Pemandangan tersebut menjadi hal lumrah bagi warga di Desa Lengkong, namun tidak bagi penonton atau 156 peserta paralayang yang bertandang ke lokasi itu.
Dalam penyelenggaraan Paralayang TroI, ada lima lokasi yang dijadikan arena perlombaan yaitu Seri I di Batang (Jawa Tengah), Seri II Wonosobo (Jawa Tengah), Seri III Mandalika (Lombok), Seri IV Modangan (Jawa Timur), dan Seri V Dharmasraya (Sumatera Barat).
Dari kelima lokasi itu, Wonosobo menjadi satu-satunya venue yang menawarkan keindahan pegunungan, lain halnya dengan empat lokasi lainnya yang berada di perbukitan tepi pantai.
Lanskap
Wanda Kristi Petranela yang berasal Manado Sulawesi Utara misalnya, mengaku takjub dengan lanskap yang ada di Bukit Kekep karena berbeda dengan arena paralayang yang pernah ia kunjungi sebelumnya.

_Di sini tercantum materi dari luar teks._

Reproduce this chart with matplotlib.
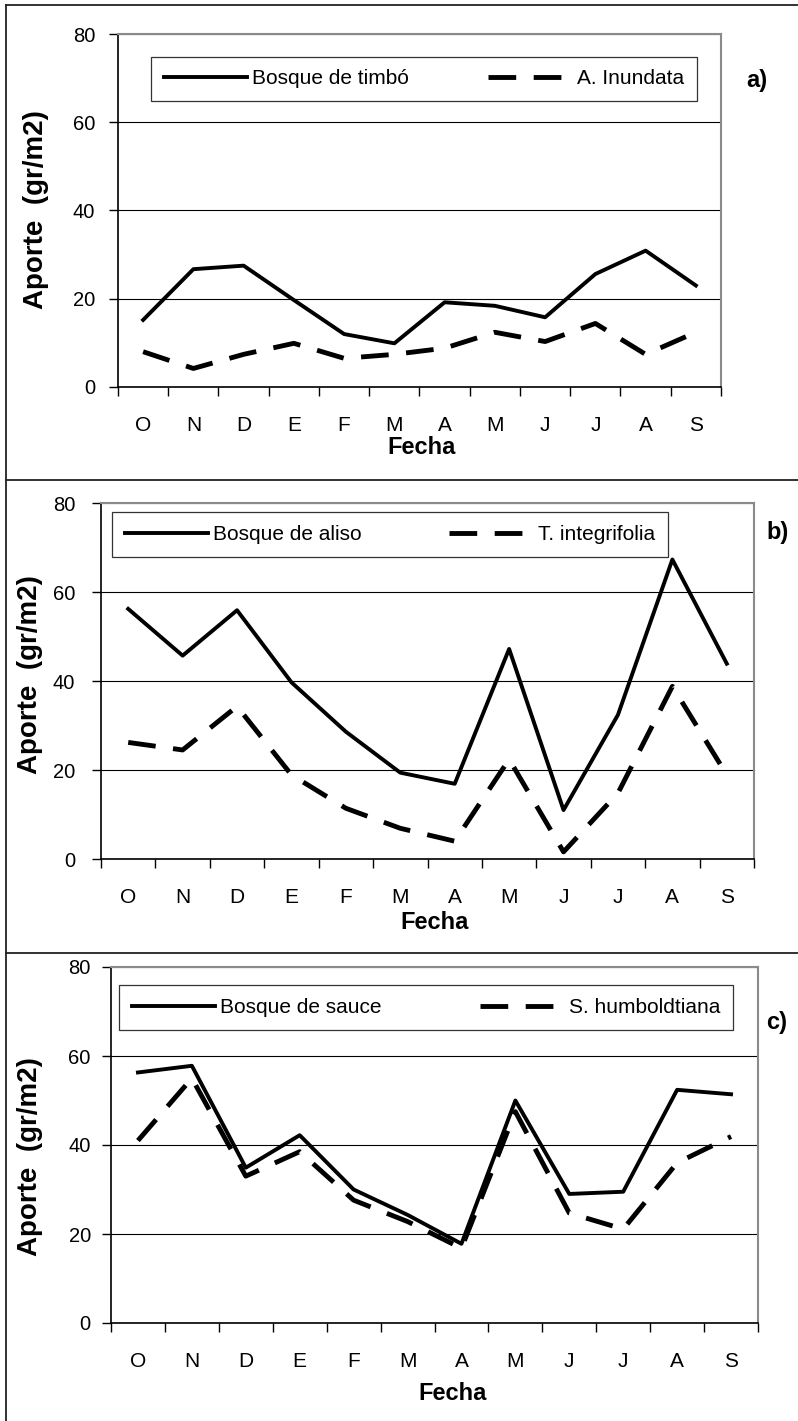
import numpy as np
import matplotlib
matplotlib.use("Agg")
import matplotlib.pyplot as plt
from matplotlib.lines import Line2D

plt.rcParams['font.family'] = ['Liberation Sans', 'DejaVu Sans']

W, H = 798, 1421

meses = ["O", "N", "D", "E", "F", "M", "A", "M", "J", "J", "A", "S"]
yticks = [0, 20, 40, 60, 80]

# a) bosque de timbo
timbo = [15.2, 26.7, 27.5, 19.7, 12.0, 9.9, 19.2, 18.4, 15.8, 25.6, 30.9, 23.0]
inundata = [8.0, 4.2, 7.4, 9.9, 6.5, 7.4, 8.8, 12.4, 10.3, 14.4, 7.4, 12.4]

# b) bosque de aliso
aliso = [56.2, 45.7, 55.9, 39.7, 28.6, 19.4, 16.9, 47.2, 11.0, 32.4, 67.3, 43.9]
integrifolia = [26.2, 24.5, 34.3, 18.9, 11.4, 6.9, 4.0, 22.4, 1.6, 14.8, 38.8, 18.9]

# c) bosque de sauce
sauce = [56.3, 57.8, 34.9, 42.2, 30.0, 24.3, 17.8, 50.0, 29.0, 29.5, 52.4, 51.4]
humboldtiana = [41.0, 55.0, 33.0, 38.5, 27.6, 22.8, 16.8, 47.5, 24.7, 21.1, 36.0, 41.9]

paneles = [
    dict(serie1=timbo, serie2=inundata, nom1="Bosque de timbó", nom2="A. Inundata",
         letra="a)", ax_px=(118, 34, 721, 387), leg_px=(151, 54, 697, 104),
         letra_px=(746, 80), ylab_px=(36, 210), xlab_px=(422, 448), pad=10),
    dict(serie1=aliso, serie2=integrifolia, nom1="Bosque de aliso", nom2="T. integrifolia",
         letra="b)", ax_px=(101, 503, 754, 859), leg_px=(112, 510, 668, 559),
         letra_px=(766, 532), ylab_px=(30, 675), xlab_px=(435, 922), pad=12),
    dict(serie1=sauce, serie2=humboldtiana, nom1="Bosque de sauce", nom2="S. humboldtiana",
         letra="c)", ax_px=(111, 967, 758, 1323), leg_px=(119, 983, 733, 1032),
         letra_px=(766, 1022), ylab_px=(30, 1157), xlab_px=(453, 1393), pad=8),
]

fig = plt.figure(figsize=(W / 100, H / 100), dpi=100)


def frac_box(l, t, r, b):
    return [l / W, 1 - b / H, (r - l) / W, (b - t) / H]


x = np.arange(len(meses))

for p in paneles:
    l, t, r, b = p["ax_px"]
    ax = fig.add_axes(frac_box(l, t, r, b))
    ax.plot(x, p["serie1"], color="black", lw=2.8, solid_joinstyle="round",
            label=p["nom1"], zorder=3)
    ax.plot(x, p["serie2"], color="black", lw=3.5, dashes=(5.7, 3.6),
            label=p["nom2"], zorder=3)

    ax.set_xlim(-0.5, len(meses) - 0.5)
    ax.set_ylim(0, 80)
    ax.set_yticks(yticks)
    ax.tick_params(axis="y", direction="out", length=6.5, width=1, pad=p["pad"],
                   labelsize=14.5)
    ax.set_xticks(x, meses)
    ax.set_xticks(np.arange(-0.5, len(meses)), minor=True)
    ax.tick_params(axis="x", which="major", length=0, pad=21, labelsize=15)
    ax.tick_params(axis="x", which="minor", direction="out", length=6.5, width=1)
    ax.grid(axis="y", color="black", lw=0.8, zorder=1)

    for s in ["left", "bottom"]:
        ax.spines[s].set_color("black")
        ax.spines[s].set_linewidth(1.2)
    for s in ["top", "right"]:
        ax.spines[s].set_color("#8a8a8a")
        ax.spines[s].set_linewidth(1.5)

    aw, ah = r - l, b - t
    ax.set_xlabel("Fecha", fontsize=17, fontweight="bold", va="center")
    ax.xaxis.set_label_coords((p["xlab_px"][0] - l) / aw, (b - p["xlab_px"][1]) / ah)
    ax.set_ylabel("Aporte  (gr/m2)", fontsize=20, fontweight="bold", va="center", ha="center")
    ax.yaxis.set_label_coords((p["ylab_px"][0] - l) / aw, (b - p["ylab_px"][1]) / ah)

    ll, lt, lr, lb = p["leg_px"]
    leg = ax.legend(loc="center", ncol=2, mode="expand", fontsize=15,
                    bbox_to_anchor=frac_box(ll, lt, lr, lb), bbox_transform=fig.transFigure,
                    borderaxespad=0, borderpad=0.62, handlelength=4.0, handletextpad=0.25,
                    columnspacing=0.8, fancybox=False, framealpha=1)
    leg.get_frame().set_edgecolor("#333333")
    leg.get_frame().set_linewidth(0.9)

    fig.text(p["letra_px"][0] / W, 1 - p["letra_px"][1] / H, p["letra"],
             fontsize=17, fontweight="bold", ha="left", va="center")

# marco exterior y separadores
borde = dict(color="#222222", lw=1.3, transform=fig.transFigure)
fig.add_artist(Line2D([6 / W, 1], [1 - 5 / H, 1 - 5 / H], **borde))
fig.add_artist(Line2D([6 / W, 6 / W], [0, 1 - 5 / H], **borde))
for yy in [480, 953]:
    fig.add_artist(Line2D([6 / W, 1], [1 - yy / H, 1 - yy / H], **borde))

fig.savefig("out.png", dpi=100)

Wanita yang baru menekuni paralayang ini rela datang seorang diri ke Wonosobo hanya untuk melihat medan yang berbeda sekaligus menimba ilmu dari para atlet paralayang yang sudah senior.
Baginya, mencoba paralayang di area pegunungan adalah sebuah tantangan yang harus ditaklukkan, oleh karenanya ia berharap Pemkab Wonosobo ke depannya bisa menjadikan Bukit Kekep sebagai arena tetap untuk pelaksanaan kejuaraan paralayang baik lokal maupun internasional.
Bahkan Federasi Aero Sport Indonesia (FASI) berkeinginan untuk mendorong Bukit Kekep Desa Lengkong sebagai destinasi arena paralayang berkelas internasional.
Mengingat lokasi dan medannya yang apik, wajar jika Bukit Kekep akan diajukan menjadi destinasi agenda paralayang internasional, kata Ketua Paralayang Indonesia Wahyu Yudha.
Selain itu Wonosobo juga sudah dikenal dengan daya tarik pariwisata baik budaya, alam, dan kuliner, sehingga bisa disinergikan dengan promosi kegiatan paralayang untuk menarik peserta datang ke kabupaten yang terletak di antara Gunung Sumbing dan Gunung Sindoro ini.
Jika ada agenda kejuaraan paralayang baik kelas nasional dan internasional, katanya melanjutkan, FASI akan merekomendasikan Wonosobo sebagai lokasi pelaksanaan.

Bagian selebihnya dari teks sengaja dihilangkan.